Moran described the postponement of the proposed welfare laws as a "ridiculous move" because they are just that, "proposals, and there will be years of transition time and money from CAP [the Common Agricultural Policy] to smooth out that transition. It was just not necessary."
"Higher EU [welfare] legislation would limit [imports from] Latin America and it's no random thing that Mercosur might be signed after key pieces of welfare legislation have been shelved," said Alice Di Concetto, a lawyer specialising in farm-animal law, who has been closely following the progress of both the proposed EU animal welfare laws and EU-Mercosur talks.
And while "Mercosur would have been front and centre" of current concerns, there are "other trade deals coming down the line … [and] long-standing issues with conditionality", for EU trade policy representatives, the source added.

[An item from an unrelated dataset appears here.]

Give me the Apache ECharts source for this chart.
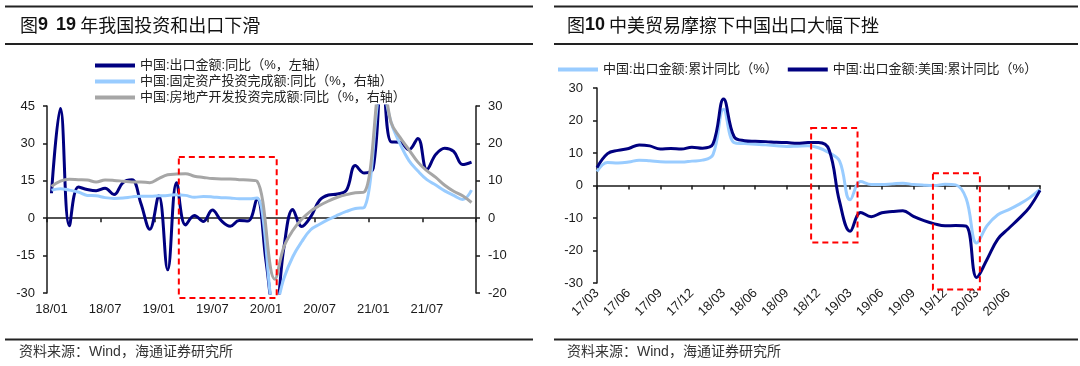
<!DOCTYPE html>
<html><head><meta charset="utf-8">
<script src="https://cdn.jsdelivr.net/npm/echarts@6/dist/echarts.min.js"></script>
<style>html,body{margin:0;padding:0;background:#fff}#c{width:1080px;height:366px}</style>
</head><body><div id="c"></div><script>
// ---------- Figure 9 data ----------
const leftMonths = ['18/01','18/02','18/03','18/04','18/05','18/06','18/07','18/08','18/09','18/10','18/11','18/12',
  '19/01','19/02','19/03','19/04','19/05','19/06','19/07','19/08','19/09','19/10','19/11','19/12',
  '20/01','20/02','20/03','20/04','20/05','20/06','20/07','20/08','20/09','20/10','20/11','20/12',
  '21/01','21/02','21/03','21/04','21/05','21/06','21/07','21/08','21/09','21/10','21/11','21/12'];
const exportYoY = [10, 44, -3, 12.5, 11.5, 11, 12, 9.5, 14.3, 15.4, 6, -4.4,
  9, -20.7, 14.2, -2.7, 1.1, -1.3, 3.3, -1, -3.2, -0.9, -1.1, 7.9,
  -17.2, -40.6, -12, 3.5, -3.3, 0.5, 7.2, 9.3, 9.7, 11.2, 21.1, 18.1,
  20, 60.6, 30.6, 30.5, 27.5, 32, 19.5, 25.6, 28.1, 26.8, 21.5, 22.5];
const faiYoY = [7.5, 7.9, 7.5, 7.0, 6.1, 6.0, 5.5, 5.3, 5.4, 5.7, 5.9, 5.9,
  6.0, 6.1, 6.3, 6.1, 5.6, 5.8, 5.7, 5.5, 5.4, 5.2, 5.2, 5.4,
  null, -24.5, -16.1, -10.3, -6.3, -3.1, -1.6, -0.3, 0.8, 1.8, 2.6, 2.9,
  null, 35.0, 25.6, 19.9, 15.4, 12.6, 10.3, 8.9, 7.3, 6.1, 5.0, 7.5];
const reYoY = [8.5, 9.9, 10.4, 10.3, 10.2, 9.7, 10.2, 10.1, 9.9, 9.7, 9.7, 9.5,
  10.6, 11.6, 11.8, 11.9, 11.2, 10.9, 10.6, 10.5, 10.5, 10.3, 10.2, 9.9,
  null, -16.3, -7.7, -3.3, -0.3, 1.9, 3.4, 4.6, 5.6, 6.3, 6.8, 7.0,
  null, 38.3, 25.6, 21.6, 18.3, 15.0, 12.7, 10.9, 8.8, 7.2, 6.0, 4.2];
const leftNames = ['中国:出口金额:同比（%，左轴）', '中国:固定资产投资完成额:同比（%，右轴）', '中国:房地产开发投资完成额:同比（%，右轴）'];
// annotation box: [fromIndex, toIndex, top value, bottom value] on left axis
const leftBoxes = [[14.25, 25.2, 24.5, -32]];

// ---------- Figure 10 data ----------
const rightMonths = ['17/03','17/04','17/05','17/06','17/07','17/08','17/09','17/10','17/11','17/12',
  '18/01','18/02','18/03','18/04','18/05','18/06','18/07','18/08','18/09','18/10','18/11','18/12',
  '19/01','19/02','19/03','19/04','19/05','19/06','19/07','19/08','19/09','19/10','19/11','19/12',
  '20/01','20/02','20/03','20/04','20/05','20/06','20/07','20/08','20/09'];
const totalCum = [4.3, 7.1, 6.9, 7.2, 7.8, 7.6, 7.3, 7.2, 7.2, 7.5, 7.8, 9.5, 23.5, 13.2, 12.9, 12.7, 12.5, 12.2, 12.0, 12.1, 12.2,
  11.6, 10.1, 7.5, -4.4, 1.2, 0.3, 0.3, 0.5, 0.7, 0.3, 0.1, 0.0, 0.4, 0.2, -4.0, -17.7, -12.3, -9.0, -7.5, -5.8, -3.8, -1.2];
const usCum = [5.5, 9.8, 10.8, 11.4, 12.5, 12.2, 11.2, 11.4, 11.2, 11.8, 11.5, 12.8, 26.6, 15.0, 13.8, 13.6, 13.5, 13.3, 13.2, 13.0, 13.2,
  13.2, 11.0, -5.0, -14.1, -8.3, -9.6, -8.4, -8.0, -7.8, -9.5, -10.8, -11.8, -12.4, -12.3, -12.5, -28.3, -22.6, -16.5, -13.3, -10.2, -6.7, -1.5];
const rightNames = ['中国:出口金额:累计同比（%）', '中国:出口金额:美国:累计同比（%）'];
const rightBoxes = [[20.3, 24.7, 17.7, -17.5], [31.85, 36.3, 3.8, -32]];

const leftYTicksL = [-30, 45, 15];
const leftYTicksR = [-20, 30, 10];
const rightYTicks = [-30, 30, 10];

// ---------- styles ----------
const CJK = '"Noto Sans CJK SC", sans-serif';
const MIX = '"Liberation Sans", "Noto Sans CJK SC", sans-serif';
const NAVY = '#000080', LBLUE = '#99ccff', GRAY = '#a6a6a6', INK = '#1a1a1a';
const axisLineStyle = {color: INK, width: 1.5};

const chart = echarts.init(document.getElementById('c'), null, {renderer: 'canvas'});

function yAxis(grid, pos, t) {
  return {type: 'value', gridIndex: grid, position: pos, min: t[0], max: t[1], interval: t[2],
    axisLine: {show: true, onZero: false, lineStyle: axisLineStyle},
    axisTick: {show: true, length: 4, lineStyle: axisLineStyle},
    splitLine: {show: false},
    axisLabel: {fontFamily: MIX, fontSize: 13, color: INK, margin: pos === 'right' ? 12 : (grid === 1 ? 14 : 12)}};
}
function line(name, data, xi, yi, color, z) {
  return {type: 'line', name, data, xAxisIndex: xi, yAxisIndex: yi, smooth: 0.4, symbol: 'none',
    connectNulls: true, z, lineStyle: {width: 3, color}, itemStyle: {color}, emphasis: {disabled: true}};
}
const titleRich = {
  z: {fontFamily: CJK, fontSize: 18, fontWeight: 'normal', color: '#111'},
  n: {fontFamily: MIX, fontSize: 18, fontWeight: 'bold', color: '#111'}
};

chart.setOption({
  animation: false,
  backgroundColor: '#fff',
  title: [
    {text: '{z|图}{n|9}{z|  }{n|19}{z| 年我国投资和出口下滑}', left: 20, top: 16, padding: 0,
      textStyle: {fontWeight: 'normal', rich: titleRich}},
    {text: '{z|图}{n|10}{z| 中美贸易摩擦下中国出口大幅下挫}', left: 567, top: 16, padding: 0,
      textStyle: {fontWeight: 'normal', rich: titleRich}},
    {text: '资料来源：Wind，海通证券研究所', left: 19, top: 345, padding: 0,
      textStyle: {fontFamily: MIX, fontSize: 14, fontWeight: 'normal', color: '#333'}},
    {text: '资料来源：Wind，海通证券研究所', left: 567, top: 345, padding: 0,
      textStyle: {fontFamily: MIX, fontSize: 14, fontWeight: 'normal', color: '#333'}}
  ],
  legend: [
    {data: leftNames, orient: 'vertical', left: 95, top: 59, padding: 0, itemWidth: 40, itemHeight: 4, itemGap: 3,
      icon: 'rect', textStyle: {fontFamily: MIX, fontSize: 13, color: '#222', lineHeight: 13}},
    {data: rightNames, orient: 'horizontal', left: 558, top: 63, padding: 0, itemWidth: 40, itemHeight: 4, itemGap: 10,
      icon: 'rect', textStyle: {fontFamily: MIX, fontSize: 13, color: '#222', lineHeight: 13}}
  ],
  grid: [
    {left: 47, top: 106, width: 429, height: 187},
    {left: 597, top: 88, width: 443, height: 195}
  ],
  xAxis: [
    {type: 'category', gridIndex: 0, data: leftMonths, boundaryGap: true, position: 'bottom',
      axisLine: {show: true, onZero: true, onZeroAxisIndex: 0, lineStyle: axisLineStyle},
      axisTick: {show: true, interval: 5, length: 4, lineStyle: axisLineStyle},
      axisLabel: {show: false}, splitLine: {show: false}},
    {type: 'category', gridIndex: 0, data: leftMonths, boundaryGap: true, position: 'bottom',
      axisLine: {show: false, onZero: false}, axisTick: {show: false}, splitLine: {show: false},
      axisLabel: {interval: 5, margin: 10, fontFamily: MIX, fontSize: 13, color: INK}},
    {type: 'category', gridIndex: 1, data: rightMonths, boundaryGap: false, position: 'bottom',
      axisLine: {show: true, onZero: true, onZeroAxisIndex: 2, lineStyle: axisLineStyle},
      axisTick: {show: true, interval: 2, length: 4, lineStyle: axisLineStyle},
      axisLabel: {show: false}, splitLine: {show: false}},
    {type: 'category', gridIndex: 1, data: rightMonths, boundaryGap: false, position: 'bottom',
      axisLine: {show: false, onZero: false}, axisTick: {show: false}, splitLine: {show: false},
      axisLabel: {interval: (i) => i % 3 === 0 && i < rightMonths.length - 1, rotate: 45, margin: 8,
        fontFamily: MIX, fontSize: 13, color: INK}}
  ],
  yAxis: [yAxis(0, 'left', leftYTicksL), yAxis(0, 'right', leftYTicksR), yAxis(1, 'left', rightYTicks)],
  series: [
    line(leftNames[0], exportYoY, 0, 0, NAVY, 3),
    line(leftNames[1], faiYoY, 0, 1, LBLUE, 4),
    line(leftNames[2], reYoY, 0, 1, GRAY, 5),
    line(rightNames[0], totalCum, 2, 2, LBLUE, 3),
    line(rightNames[1], usCum, 2, 2, NAVY, 4)
  ]
});

// rules and dashed annotation boxes (positioned through the chart's own axes)
function boxes(list, xi, yi) {
  const x0 = chart.convertToPixel({xAxisIndex: xi}, 0);
  const x1 = chart.convertToPixel({xAxisIndex: xi}, 1);
  return list.map(b => {
    const xa = x0 + (x1 - x0) * b[0], xb = x0 + (x1 - x0) * b[1];
    const ya = chart.convertToPixel({yAxisIndex: yi}, b[2]), yb = chart.convertToPixel({yAxisIndex: yi}, b[3]);
    return {type: 'rect', shape: {x: xa, y: ya, width: xb - xa, height: yb - ya}, z: 50,
      style: {fill: null, stroke: '#ff0000', lineWidth: 2, lineDash: [6, 4]}};
  });
}
function rule(x1, x2, y) {
  return {type: 'line', shape: {x1, y1: y, x2, y2: y}, style: {stroke: '#222', lineWidth: 2}, z: 1};
}
chart.setOption({graphic: [
  rule(5, 533, 6.5), rule(5, 533, 44), rule(5, 533, 339.5),
  rule(554, 1078, 6.5), rule(554, 1078, 44), rule(554, 1078, 339.5),
  ...boxes(leftBoxes, 0, 0), ...boxes(rightBoxes, 2, 2)
]});
</script></body></html>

This suggests concerns over conditionality in the proposed new welfare laws could stretch beyond the EU-Mercosur deal.
"The trade deal between Australia and the EU is raising the same issues as the Mercosur one, and the one that's been [recently] signed with New Zealand … so it's not just Mercosur but rather the trade policy doctrine of the European Commission," the source said.
The proposed laws would have "raised the bar on welfare for kept animals, especially in phasing out cages and banning fast growing breeds for chickens," said Stéphanie Ghislain, political affairs manager at Eurogroup for Animals, an NGO.
"On transport, most importantly it could reduce journey times to no more than eight hours and possibly less for some species and pregnant animals," she said.
The "labelling part would have indicated how animals are raised and slaughtered, although how exactly that would work is still unclear [and] … would be voluntary, which is not really helpful. For slaughter, we would finally have rules for fish, and a ban on water-bath stunning [for poultry]," she added.
The proposals would also have met public expectations on animal welfare, said Di Concetto.
"Last month, the European Commission published its latest Eurobarometer survey. It shows an increasing number of EU citizens think farm animals should be better treated compared to the 2015 edition."
Without the proposed laws "poultry, calves, cattle, and pigs all over the EU will continue to live in tiny cages, spend far longer than eight hours in transit and continue to suffer unduly during slaughter. And no legislation will require corporations to disclose this type of information to consumers," said Di Concetto.
Asked about claims the EU-Mercosur trade deal killed off the animal welfare proposals, a spokesperson said the European Commission does "not comment on internal deliberations."
Their email added that the "proposal on the protection of animals during transport, one of the four legs of the legislation, is the most advanced and will be presented in December 2023."
It also said the Commission has "responded positively" to the 2020 European Citizen's Initiative petition, signed by 1.4 million people, "which aims to phase out and finally prohibit the use of cages for certain species of animals."